Dos días después, el Poder Ejecutivo Nacional convocó a sesiones extraordinarias para analizar el conflicto y entre el 11 y el 12 de abril, el Congreso de la Nación aprobó la primera ley de expropiación de un diario argentino, en un dictamen de apenas tres artículos.
Para entonces, Alberto Gainza Paz ya había abandonado el país en un bote que le costó conseguir, durante una difícil noche de tormenta, sólo acompañado por su hijo Máximo, que entonces tenía apenas 9 años.
Apold le entregó La Prensa a la CGT, que a partir de ahí salió bajo el slogan “al servicio del pueblo”, y colocó a Martiniano Pazos de director periodístico. Su formato y diseño eran prácticamente idénticos al original, aunque tenían más despliegue las fotos, mayoritariamente de Eva y Perón, que salían en grandes tamaños.

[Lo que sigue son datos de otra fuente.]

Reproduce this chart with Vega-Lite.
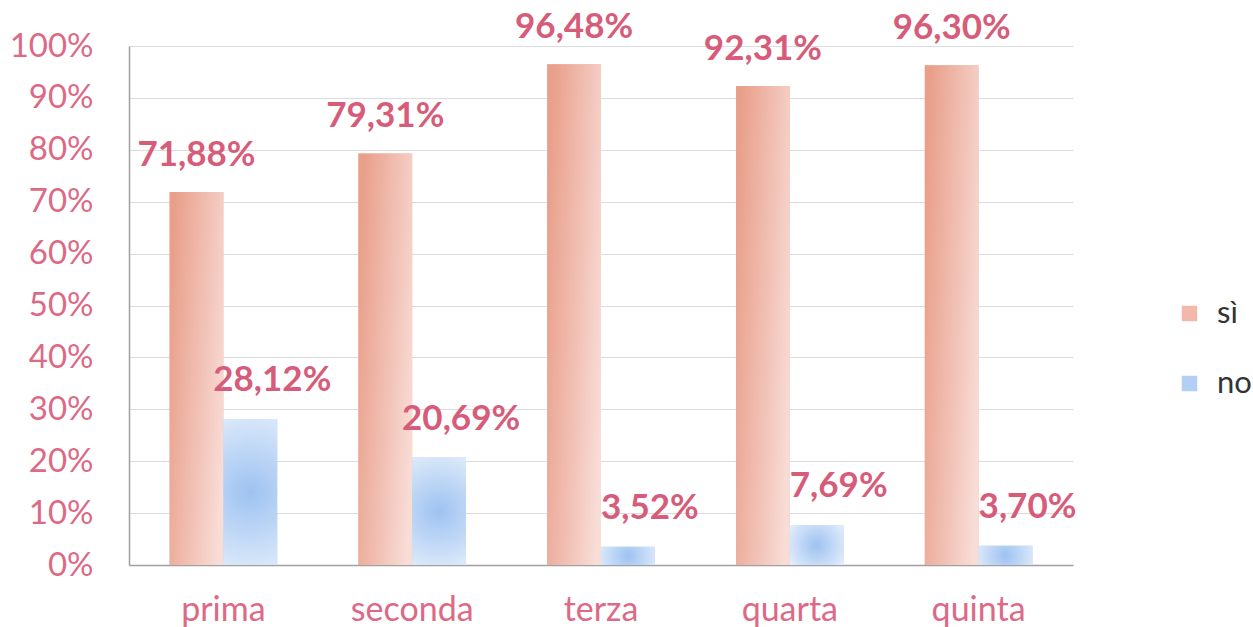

Obviamente, La Prensa de la CGT fue un fracaso. No la compraban los peronistas, porque la veían demasiado tradicional, ni tampoco los antiperonistas, porque su contenido no lo era.
La postura natural de ese diario exitoso, que espejaba la visión del mundo de sectores muy amplios de la sociedad argentina de entonces, le costaría muy caro a su personal directivo, a los periodistas y también a sus lectores, que siguieron comprándolo hasta el último día, a pesar de que sólo podía leerse con lupa, ya que en seis páginas debían publicar lo que antes salía en 48. Aun sin La Prensa, esos lectores siguieron pensando más o menos lo mismo. Apenas aumentaron su odio.

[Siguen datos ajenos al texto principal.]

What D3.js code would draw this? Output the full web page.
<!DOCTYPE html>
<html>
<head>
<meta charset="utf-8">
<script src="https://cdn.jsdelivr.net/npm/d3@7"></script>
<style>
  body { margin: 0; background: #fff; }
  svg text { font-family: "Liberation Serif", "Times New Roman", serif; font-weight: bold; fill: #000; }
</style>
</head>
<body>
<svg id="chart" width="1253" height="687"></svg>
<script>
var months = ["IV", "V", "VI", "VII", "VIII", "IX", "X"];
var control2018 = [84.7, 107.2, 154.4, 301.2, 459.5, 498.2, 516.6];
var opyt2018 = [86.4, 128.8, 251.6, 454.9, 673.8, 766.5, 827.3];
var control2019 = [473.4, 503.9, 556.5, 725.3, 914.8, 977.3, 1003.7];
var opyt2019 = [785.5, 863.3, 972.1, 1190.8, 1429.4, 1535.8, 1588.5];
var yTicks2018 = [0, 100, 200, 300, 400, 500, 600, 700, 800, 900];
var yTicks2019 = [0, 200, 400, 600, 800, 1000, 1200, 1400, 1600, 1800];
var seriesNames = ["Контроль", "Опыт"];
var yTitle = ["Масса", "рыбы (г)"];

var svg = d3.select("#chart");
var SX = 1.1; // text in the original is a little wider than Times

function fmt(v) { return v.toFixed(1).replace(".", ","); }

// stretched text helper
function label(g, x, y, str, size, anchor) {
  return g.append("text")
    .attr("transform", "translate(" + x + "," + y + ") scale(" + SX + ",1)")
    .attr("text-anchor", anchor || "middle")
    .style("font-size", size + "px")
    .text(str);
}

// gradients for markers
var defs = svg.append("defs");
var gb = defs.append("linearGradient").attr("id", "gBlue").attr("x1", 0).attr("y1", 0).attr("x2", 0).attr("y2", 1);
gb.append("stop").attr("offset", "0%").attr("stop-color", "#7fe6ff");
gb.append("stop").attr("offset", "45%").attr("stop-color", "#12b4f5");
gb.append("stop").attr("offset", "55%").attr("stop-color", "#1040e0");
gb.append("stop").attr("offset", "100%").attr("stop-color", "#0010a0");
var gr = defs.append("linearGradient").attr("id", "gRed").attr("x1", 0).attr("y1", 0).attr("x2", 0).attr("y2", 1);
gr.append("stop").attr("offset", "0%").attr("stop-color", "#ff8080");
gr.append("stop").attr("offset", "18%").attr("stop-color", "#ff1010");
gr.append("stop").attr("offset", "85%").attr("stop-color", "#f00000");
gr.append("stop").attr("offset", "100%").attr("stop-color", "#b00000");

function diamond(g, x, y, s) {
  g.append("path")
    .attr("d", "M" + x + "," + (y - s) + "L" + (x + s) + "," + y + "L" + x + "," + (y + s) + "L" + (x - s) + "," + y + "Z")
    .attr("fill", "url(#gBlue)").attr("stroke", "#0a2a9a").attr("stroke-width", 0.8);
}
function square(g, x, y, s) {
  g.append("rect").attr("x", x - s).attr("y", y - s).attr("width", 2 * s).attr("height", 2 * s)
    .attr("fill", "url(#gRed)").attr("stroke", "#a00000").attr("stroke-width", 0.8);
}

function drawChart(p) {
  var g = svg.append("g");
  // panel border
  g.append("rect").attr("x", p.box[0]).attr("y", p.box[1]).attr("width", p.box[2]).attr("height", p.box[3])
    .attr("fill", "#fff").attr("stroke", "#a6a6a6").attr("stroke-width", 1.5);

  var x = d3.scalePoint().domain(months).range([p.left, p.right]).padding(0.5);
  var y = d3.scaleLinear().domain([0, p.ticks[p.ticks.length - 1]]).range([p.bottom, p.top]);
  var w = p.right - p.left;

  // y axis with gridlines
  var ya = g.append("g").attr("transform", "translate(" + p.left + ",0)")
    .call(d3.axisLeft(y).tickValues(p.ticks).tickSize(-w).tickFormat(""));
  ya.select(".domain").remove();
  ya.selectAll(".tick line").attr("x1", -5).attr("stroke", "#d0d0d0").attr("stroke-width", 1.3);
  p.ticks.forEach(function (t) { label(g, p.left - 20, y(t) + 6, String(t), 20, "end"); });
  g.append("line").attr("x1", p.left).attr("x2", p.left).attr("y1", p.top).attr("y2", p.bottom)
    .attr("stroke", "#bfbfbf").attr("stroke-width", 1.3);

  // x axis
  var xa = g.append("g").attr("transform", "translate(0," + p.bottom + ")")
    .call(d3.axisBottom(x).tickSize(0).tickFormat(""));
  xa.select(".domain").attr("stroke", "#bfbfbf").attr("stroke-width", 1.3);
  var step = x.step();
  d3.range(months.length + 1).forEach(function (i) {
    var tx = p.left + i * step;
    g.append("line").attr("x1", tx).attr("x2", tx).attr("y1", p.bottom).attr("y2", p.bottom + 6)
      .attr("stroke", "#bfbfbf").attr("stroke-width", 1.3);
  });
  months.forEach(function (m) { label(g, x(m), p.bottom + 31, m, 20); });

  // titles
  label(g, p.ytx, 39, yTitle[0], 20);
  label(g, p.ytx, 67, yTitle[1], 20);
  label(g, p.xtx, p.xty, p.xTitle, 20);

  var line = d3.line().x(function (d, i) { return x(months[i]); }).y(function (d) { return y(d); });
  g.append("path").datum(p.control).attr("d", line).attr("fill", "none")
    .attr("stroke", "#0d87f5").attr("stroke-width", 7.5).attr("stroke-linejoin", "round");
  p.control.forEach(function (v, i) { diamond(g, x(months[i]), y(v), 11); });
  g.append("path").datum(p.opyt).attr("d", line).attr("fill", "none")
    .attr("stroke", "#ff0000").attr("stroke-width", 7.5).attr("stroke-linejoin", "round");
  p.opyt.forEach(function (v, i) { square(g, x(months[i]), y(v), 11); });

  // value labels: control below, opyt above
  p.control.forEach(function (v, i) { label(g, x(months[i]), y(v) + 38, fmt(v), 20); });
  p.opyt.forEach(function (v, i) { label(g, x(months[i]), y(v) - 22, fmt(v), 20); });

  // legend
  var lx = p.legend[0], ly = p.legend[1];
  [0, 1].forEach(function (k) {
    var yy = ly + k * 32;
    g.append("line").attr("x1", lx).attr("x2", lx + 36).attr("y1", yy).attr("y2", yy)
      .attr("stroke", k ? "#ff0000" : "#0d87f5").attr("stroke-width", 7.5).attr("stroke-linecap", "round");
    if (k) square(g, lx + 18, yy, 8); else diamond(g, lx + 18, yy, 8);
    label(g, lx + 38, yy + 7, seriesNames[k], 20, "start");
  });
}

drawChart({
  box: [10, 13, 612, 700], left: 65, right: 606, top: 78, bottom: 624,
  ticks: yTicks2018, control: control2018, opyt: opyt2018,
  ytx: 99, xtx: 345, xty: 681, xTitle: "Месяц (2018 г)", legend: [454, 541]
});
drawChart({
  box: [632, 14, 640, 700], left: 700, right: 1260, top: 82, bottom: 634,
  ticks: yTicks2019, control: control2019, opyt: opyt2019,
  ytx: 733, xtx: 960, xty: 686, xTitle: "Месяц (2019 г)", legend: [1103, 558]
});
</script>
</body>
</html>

El intento de construir desde el Estado una escena ideal, sin conflictos, pletórica de realizaciones, una versión edulcorada de los hechos, no es nuevo en la Argentina. En 1955, todos los medios estaban a favor del gobierno, sin embargo, no lo estaban amplios sectores de la sociedad. Por eso al volver en 1973, Perón ya no quiso dominarlos. Se dio cuenta que de nada le había servido ese esfuerzo.
Es que los medios sólo son exitosos cuando representan a “el otro”, todo aquello que los gobiernos buscan ocultar: las dudas, las preguntas, los valores, los temores de sectores de la sociedad que, en democracia, buscan expresarse a diario, no solamente cuando toca votar.